“To the well-organized mind, death is but the next great
adventure.” – Albus Dumbledore to Harry, Harry
Potter and the Sorcerer’s Stone, Chapter 17, JK Rowling
“Oh, you know nothing, Jon Snow.” - Ygritte to Jon, A Storm of Swords, multiple references,George R.R. Martin
Our Benet Hill family gathered yesterday
evening at Sr. Marilyn’s home in support of a cherished classmate who recently
lost her husband. Her loss was sudden, described as a ‘trip over the rapids’ as
opposed to a ‘leisurely inner-tube-ride down the river,’ which the doctors had
suggested was an option. It was lovely to be with my classmates again and beautiful
to participate in their love and support.

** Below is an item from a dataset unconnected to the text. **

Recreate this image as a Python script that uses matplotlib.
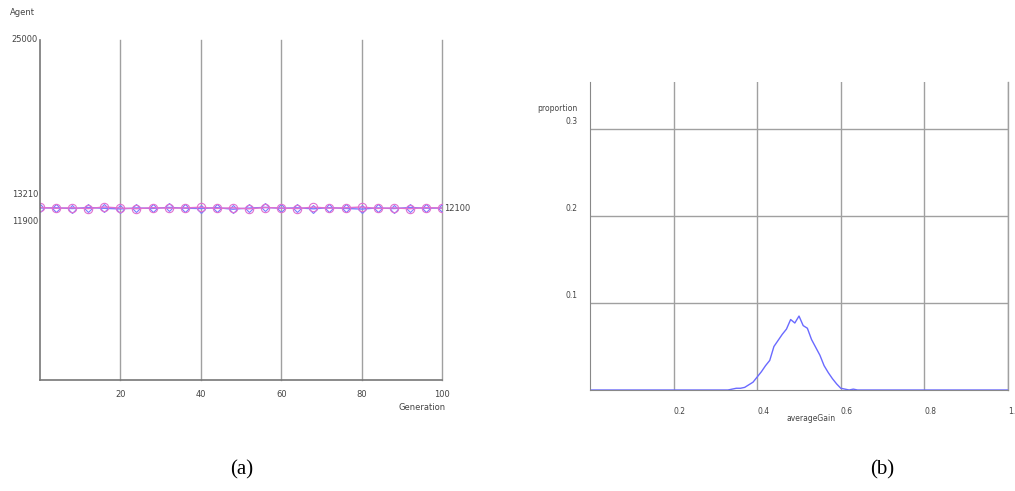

But (there’s always a ‘but’ with this topic) it’s so painful to see
someone suffer and not be able to help. I felt painfully inadequate, too naïve and
unprepared to assist anyone with their grief. As I drove home Ygritte’s words
played on an infinite and unwelcome loop in my head, “You know nothing, you
know nothing.”
No one really knows anything about
death, except perhaps those who have had a near-death experience, but some
folks have more experience with loss and standing alongside those who grieve.

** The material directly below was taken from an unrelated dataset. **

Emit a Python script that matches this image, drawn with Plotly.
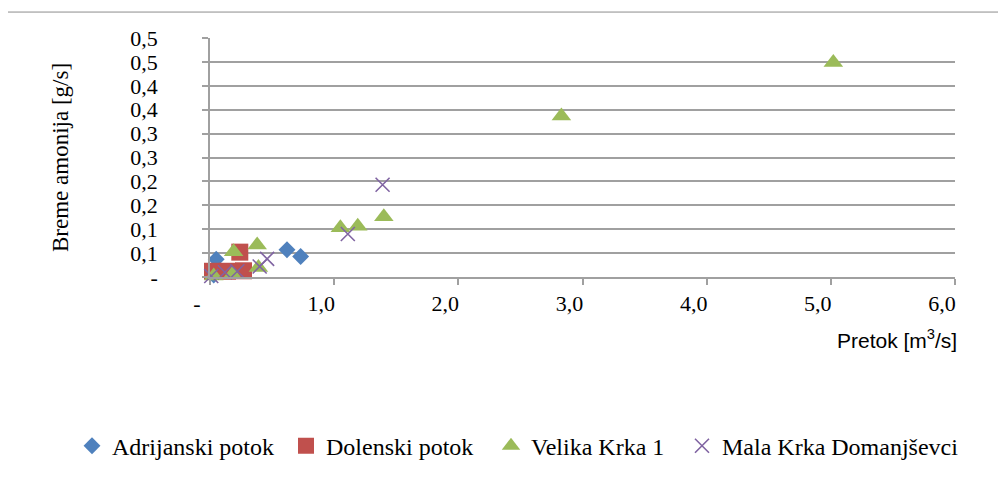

Sister Marilyn is one of those people, and I find it helpful to watch her and
see how she handles situations of loss and sorrow and grief. As a hospital
chaplain she has stood by many bedsides and comforted many families. She makes
me feel death’s normalcy, its part in the rhythm of life, despite the pain that
it brings.
Just last week our Engaging
Spirituality / Just Faith class explored the topic of death. The atmosphere was
dark at first, but after talking about our fears (or lack thereof) for an hour
or more, the tension eased and we laughed together, particularly when someone
said her husband was only allowed to remarry if he places a huge portrait of
her in the bedroom! The subject of death cannot be avoided indefinitely, so it
can help to raise it to the light. To my surprise, many folks in the class do
not fear death. I do, because I want to raise my children and cannot bear to
think of missing them. I’m also quite fond of being here. My classmates with
grown children, however, have “well-organized minds,” and are willing to go on
to the next great adventure, though hoping for a speedy and comfortable ride.

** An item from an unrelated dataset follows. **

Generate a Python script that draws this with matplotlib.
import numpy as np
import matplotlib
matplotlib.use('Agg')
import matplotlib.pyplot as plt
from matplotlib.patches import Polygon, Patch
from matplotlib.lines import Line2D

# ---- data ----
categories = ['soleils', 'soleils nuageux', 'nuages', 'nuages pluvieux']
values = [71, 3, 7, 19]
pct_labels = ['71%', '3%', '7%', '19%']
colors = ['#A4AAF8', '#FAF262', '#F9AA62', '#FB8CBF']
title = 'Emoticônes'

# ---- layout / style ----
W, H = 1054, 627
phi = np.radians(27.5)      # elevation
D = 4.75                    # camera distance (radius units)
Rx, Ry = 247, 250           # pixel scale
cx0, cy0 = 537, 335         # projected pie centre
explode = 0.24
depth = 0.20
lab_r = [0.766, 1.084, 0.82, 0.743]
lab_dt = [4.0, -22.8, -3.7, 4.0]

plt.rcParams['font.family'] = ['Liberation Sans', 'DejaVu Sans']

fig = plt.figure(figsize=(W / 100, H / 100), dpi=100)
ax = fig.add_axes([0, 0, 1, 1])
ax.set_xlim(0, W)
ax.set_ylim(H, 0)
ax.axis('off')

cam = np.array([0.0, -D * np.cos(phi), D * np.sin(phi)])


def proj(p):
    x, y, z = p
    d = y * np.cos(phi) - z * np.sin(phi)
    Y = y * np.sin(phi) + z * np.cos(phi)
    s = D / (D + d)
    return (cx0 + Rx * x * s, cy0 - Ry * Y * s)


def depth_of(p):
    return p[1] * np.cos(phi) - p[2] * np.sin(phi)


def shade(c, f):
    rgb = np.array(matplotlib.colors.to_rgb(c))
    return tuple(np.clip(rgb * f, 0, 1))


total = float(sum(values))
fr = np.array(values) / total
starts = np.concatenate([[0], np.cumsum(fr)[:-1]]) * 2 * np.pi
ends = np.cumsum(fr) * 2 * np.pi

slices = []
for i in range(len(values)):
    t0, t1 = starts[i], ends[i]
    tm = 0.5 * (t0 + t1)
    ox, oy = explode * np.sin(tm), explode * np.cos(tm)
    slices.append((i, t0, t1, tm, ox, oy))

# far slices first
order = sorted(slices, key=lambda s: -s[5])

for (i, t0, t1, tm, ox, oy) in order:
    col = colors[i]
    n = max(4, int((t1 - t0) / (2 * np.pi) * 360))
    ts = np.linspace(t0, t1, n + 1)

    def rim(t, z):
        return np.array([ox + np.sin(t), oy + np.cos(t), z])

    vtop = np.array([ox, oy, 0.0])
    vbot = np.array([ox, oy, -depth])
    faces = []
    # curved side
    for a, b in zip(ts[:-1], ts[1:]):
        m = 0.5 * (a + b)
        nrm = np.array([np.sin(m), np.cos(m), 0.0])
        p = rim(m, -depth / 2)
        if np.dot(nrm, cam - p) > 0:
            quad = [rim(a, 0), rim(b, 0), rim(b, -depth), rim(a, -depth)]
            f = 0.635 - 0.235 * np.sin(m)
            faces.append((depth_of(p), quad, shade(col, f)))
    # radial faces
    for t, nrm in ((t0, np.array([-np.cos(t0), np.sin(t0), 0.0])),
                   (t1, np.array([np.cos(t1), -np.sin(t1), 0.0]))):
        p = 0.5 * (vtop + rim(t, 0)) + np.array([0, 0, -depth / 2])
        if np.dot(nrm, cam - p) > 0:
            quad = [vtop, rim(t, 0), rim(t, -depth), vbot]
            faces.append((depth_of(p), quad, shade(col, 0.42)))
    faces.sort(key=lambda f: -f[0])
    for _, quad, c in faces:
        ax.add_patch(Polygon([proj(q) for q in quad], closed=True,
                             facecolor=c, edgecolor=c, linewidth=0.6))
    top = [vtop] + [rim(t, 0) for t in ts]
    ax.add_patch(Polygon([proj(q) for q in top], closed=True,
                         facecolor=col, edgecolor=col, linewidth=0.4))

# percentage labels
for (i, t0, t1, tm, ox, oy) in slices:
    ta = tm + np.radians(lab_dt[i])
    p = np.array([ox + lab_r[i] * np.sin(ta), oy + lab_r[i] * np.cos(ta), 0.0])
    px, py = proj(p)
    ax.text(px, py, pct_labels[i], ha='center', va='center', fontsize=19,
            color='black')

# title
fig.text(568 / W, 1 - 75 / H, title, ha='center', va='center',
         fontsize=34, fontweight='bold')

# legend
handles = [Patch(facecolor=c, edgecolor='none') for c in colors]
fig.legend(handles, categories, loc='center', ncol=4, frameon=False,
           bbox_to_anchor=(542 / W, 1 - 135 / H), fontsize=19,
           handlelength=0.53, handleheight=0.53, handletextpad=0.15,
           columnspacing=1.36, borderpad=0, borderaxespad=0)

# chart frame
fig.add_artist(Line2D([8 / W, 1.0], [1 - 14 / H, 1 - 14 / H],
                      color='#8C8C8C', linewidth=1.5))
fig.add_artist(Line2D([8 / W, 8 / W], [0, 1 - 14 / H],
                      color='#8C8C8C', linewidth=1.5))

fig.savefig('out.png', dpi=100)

Many referred to stories of near-death experiences of folks they knew
personally or from stories they had read. All found comforting the fact that
these stories are always positive, loving, light-filled.
This morning I spoke to another
friend whose parent received a dark diagnosis over the weekend. The news is
very painful for her and her family and for those who love her. I swam laps with tears and chlorine in my
eyes, my breath catching more than usual. Ygritte’s words returned to bounce
around in my head: “you know nothing, you know nothing.” The words are true,
but I am willing to learn, to be there, to stand alongside, and to share any
piece of the burden that can be mine.